■ EXERCISE OBJECTIVE:
Output the full listing below exactly as it reads, and skip anything that is a picture.

■ SOURCE DATA:
+-------+

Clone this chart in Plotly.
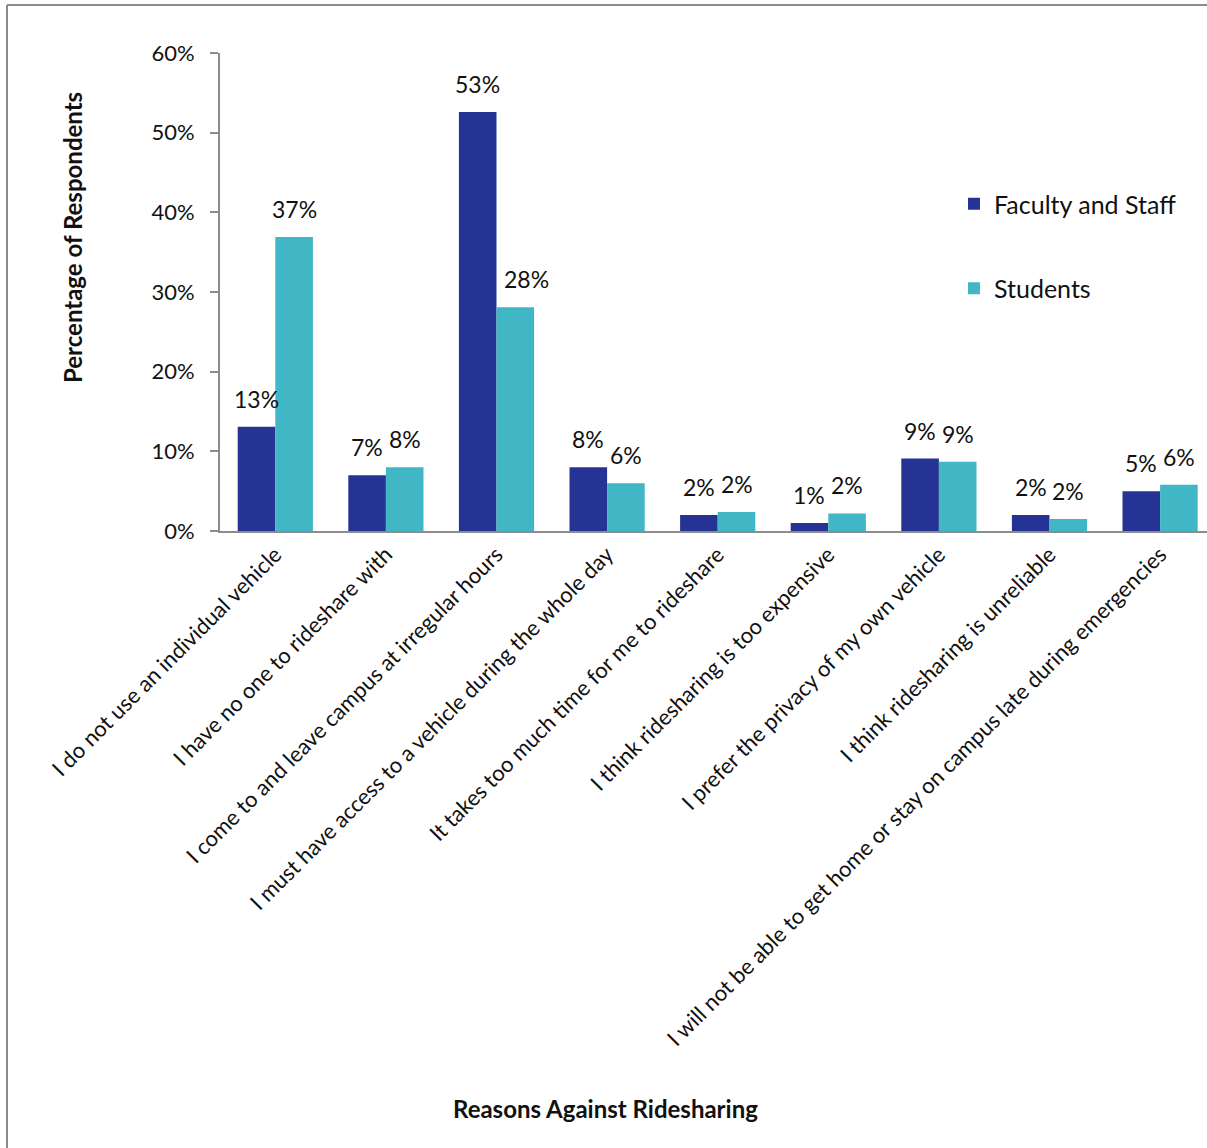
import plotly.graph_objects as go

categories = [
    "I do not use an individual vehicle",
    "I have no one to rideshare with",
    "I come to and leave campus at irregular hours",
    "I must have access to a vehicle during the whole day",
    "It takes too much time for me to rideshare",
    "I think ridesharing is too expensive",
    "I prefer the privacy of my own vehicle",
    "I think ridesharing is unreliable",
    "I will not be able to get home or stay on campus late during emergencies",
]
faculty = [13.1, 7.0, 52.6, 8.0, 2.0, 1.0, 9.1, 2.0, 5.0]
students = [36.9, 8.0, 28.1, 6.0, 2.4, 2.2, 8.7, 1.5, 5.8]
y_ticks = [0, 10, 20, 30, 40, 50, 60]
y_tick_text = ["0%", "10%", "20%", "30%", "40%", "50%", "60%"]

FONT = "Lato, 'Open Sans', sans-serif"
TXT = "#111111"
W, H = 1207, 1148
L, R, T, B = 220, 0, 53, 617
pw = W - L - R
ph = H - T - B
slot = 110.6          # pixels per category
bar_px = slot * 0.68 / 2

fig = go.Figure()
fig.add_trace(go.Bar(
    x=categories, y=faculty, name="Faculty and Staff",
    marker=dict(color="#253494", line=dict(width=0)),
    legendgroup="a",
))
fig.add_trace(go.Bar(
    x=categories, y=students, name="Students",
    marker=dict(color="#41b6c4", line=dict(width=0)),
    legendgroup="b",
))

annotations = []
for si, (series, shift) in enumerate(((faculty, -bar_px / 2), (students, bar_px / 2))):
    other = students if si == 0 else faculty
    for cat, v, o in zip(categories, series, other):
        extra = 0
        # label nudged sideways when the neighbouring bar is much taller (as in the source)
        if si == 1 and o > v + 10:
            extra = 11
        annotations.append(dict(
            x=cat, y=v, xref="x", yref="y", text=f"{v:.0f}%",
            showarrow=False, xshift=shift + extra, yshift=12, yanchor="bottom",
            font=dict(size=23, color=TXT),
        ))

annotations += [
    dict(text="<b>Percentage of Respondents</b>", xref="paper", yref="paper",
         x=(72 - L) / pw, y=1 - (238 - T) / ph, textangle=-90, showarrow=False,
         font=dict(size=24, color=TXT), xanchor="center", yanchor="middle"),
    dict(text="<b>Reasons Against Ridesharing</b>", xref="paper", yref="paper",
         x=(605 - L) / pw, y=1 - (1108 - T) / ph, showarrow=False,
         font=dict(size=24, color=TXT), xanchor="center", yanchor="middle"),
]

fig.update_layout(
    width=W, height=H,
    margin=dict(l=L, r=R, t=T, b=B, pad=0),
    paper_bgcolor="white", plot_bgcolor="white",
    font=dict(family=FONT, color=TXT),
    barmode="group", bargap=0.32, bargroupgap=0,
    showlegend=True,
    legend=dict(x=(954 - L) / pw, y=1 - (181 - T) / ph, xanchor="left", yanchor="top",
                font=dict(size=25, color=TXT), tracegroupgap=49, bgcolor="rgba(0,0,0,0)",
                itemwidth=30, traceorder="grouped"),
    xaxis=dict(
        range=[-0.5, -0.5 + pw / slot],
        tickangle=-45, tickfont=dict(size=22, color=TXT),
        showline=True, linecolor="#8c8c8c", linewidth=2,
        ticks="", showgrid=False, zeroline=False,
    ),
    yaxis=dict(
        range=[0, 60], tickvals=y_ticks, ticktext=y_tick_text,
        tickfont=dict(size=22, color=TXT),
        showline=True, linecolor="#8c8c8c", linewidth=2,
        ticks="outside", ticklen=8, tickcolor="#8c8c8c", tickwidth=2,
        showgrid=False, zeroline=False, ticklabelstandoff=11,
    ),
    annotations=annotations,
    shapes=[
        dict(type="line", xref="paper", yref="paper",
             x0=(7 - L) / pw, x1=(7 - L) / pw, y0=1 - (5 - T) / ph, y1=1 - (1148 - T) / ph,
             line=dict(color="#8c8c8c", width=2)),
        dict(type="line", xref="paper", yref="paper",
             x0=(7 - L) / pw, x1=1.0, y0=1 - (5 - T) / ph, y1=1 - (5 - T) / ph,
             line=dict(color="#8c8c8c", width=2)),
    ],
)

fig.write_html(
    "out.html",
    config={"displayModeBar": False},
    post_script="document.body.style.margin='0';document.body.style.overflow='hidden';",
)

+-------+

■ RESULT OF THIS EXERCISE:
Clone this chart in Plotly.
import plotly.graph_objects as go

categories = [
    "I do not use an individual vehicle",
    "I have no one to rideshare with",
    "I come to and leave campus at irregular hours",
    "I must have access to a vehicle during the whole day",
    "It takes too much time for me to rideshare",
    "I think ridesharing is too expensive",
    "I prefer the privacy of my own vehicle",
    "I think ridesharing is unreliable",
    "I will not be able to get home or stay on campus late during emergencies",
]
faculty = [13.1, 7.0, 52.6, 8.0, 2.0, 1.0, 9.1, 2.0, 5.0]
students = [36.9, 8.0, 28.1, 6.0, 2.4, 2.2, 8.7, 1.5, 5.8]
y_ticks = [0, 10, 20, 30, 40, 50, 60]
y_tick_text = ["0%", "10%", "20%", "30%", "40%", "50%", "60%"]

FONT = "Lato, 'Open Sans', sans-serif"
TXT = "#111111"
W, H = 1207, 1148
L, R, T, B = 220, 0, 53, 617
pw = W - L - R
ph = H - T - B
slot = 110.6          # pixels per category
bar_px = slot * 0.68 / 2

fig = go.Figure()
fig.add_trace(go.Bar(
    x=categories, y=faculty, name="Faculty and Staff",
    marker=dict(color="#253494", line=dict(width=0)),
    legendgroup="a",
))
fig.add_trace(go.Bar(
    x=categories, y=students, name="Students",
    marker=dict(color="#41b6c4", line=dict(width=0)),
    legendgroup="b",
))

annotations = []
for si, (series, shift) in enumerate(((faculty, -bar_px / 2), (students, bar_px / 2))):
    other = students if si == 0 else faculty
    for cat, v, o in zip(categories, series, other):
        extra = 0
        # label nudged sideways when the neighbouring bar is much taller (as in the source)
        if si == 1 and o > v + 10:
            extra = 11
        annotations.append(dict(
            x=cat, y=v, xref="x", yref="y", text=f"{v:.0f}%",
            showarrow=False, xshift=shift + extra, yshift=12, yanchor="bottom",
            font=dict(size=23, color=TXT),
        ))

annotations += [
    dict(text="<b>Percentage of Respondents</b>", xref="paper", yref="paper",
         x=(72 - L) / pw, y=1 - (238 - T) / ph, textangle=-90, showarrow=False,
         font=dict(size=24, color=TXT), xanchor="center", yanchor="middle"),
    dict(text="<b>Reasons Against Ridesharing</b>", xref="paper", yref="paper",
         x=(605 - L) / pw, y=1 - (1108 - T) / ph, showarrow=False,
         font=dict(size=24, color=TXT), xanchor="center", yanchor="middle"),
]

fig.update_layout(
    width=W, height=H,
    margin=dict(l=L, r=R, t=T, b=B, pad=0),
    paper_bgcolor="white", plot_bgcolor="white",
    font=dict(family=FONT, color=TXT),
    barmode="group", bargap=0.32, bargroupgap=0,
    showlegend=True,
    legend=dict(x=(954 - L) / pw, y=1 - (181 - T) / ph, xanchor="left", yanchor="top",
                font=dict(size=25, color=TXT), tracegroupgap=49, bgcolor="rgba(0,0,0,0)",
                itemwidth=30, traceorder="grouped"),
    xaxis=dict(
        range=[-0.5, -0.5 + pw / slot],
        tickangle=-45, tickfont=dict(size=22, color=TXT),
        showline=True, linecolor="#8c8c8c", linewidth=2,
        ticks="", showgrid=False, zeroline=False,
    ),
    yaxis=dict(
        range=[0, 60], tickvals=y_ticks, ticktext=y_tick_text,
        tickfont=dict(size=22, color=TXT),
        showline=True, linecolor="#8c8c8c", linewidth=2,
        ticks="outside", ticklen=8, tickcolor="#8c8c8c", tickwidth=2,
        showgrid=False, zeroline=False, ticklabelstandoff=11,
    ),
    annotations=annotations,
    shapes=[
        dict(type="line", xref="paper", yref="paper",
             x0=(7 - L) / pw, x1=(7 - L) / pw, y0=1 - (5 - T) / ph, y1=1 - (1148 - T) / ph,
             line=dict(color="#8c8c8c", width=2)),
        dict(type="line", xref="paper", yref="paper",
             x0=(7 - L) / pw, x1=1.0, y0=1 - (5 - T) / ph, y1=1 - (5 - T) / ph,
             line=dict(color="#8c8c8c", width=2)),
    ],
)

fig.write_html(
    "out.html",
    config={"displayModeBar": False},
    post_script="document.body.style.margin='0';document.body.style.overflow='hidden';",
)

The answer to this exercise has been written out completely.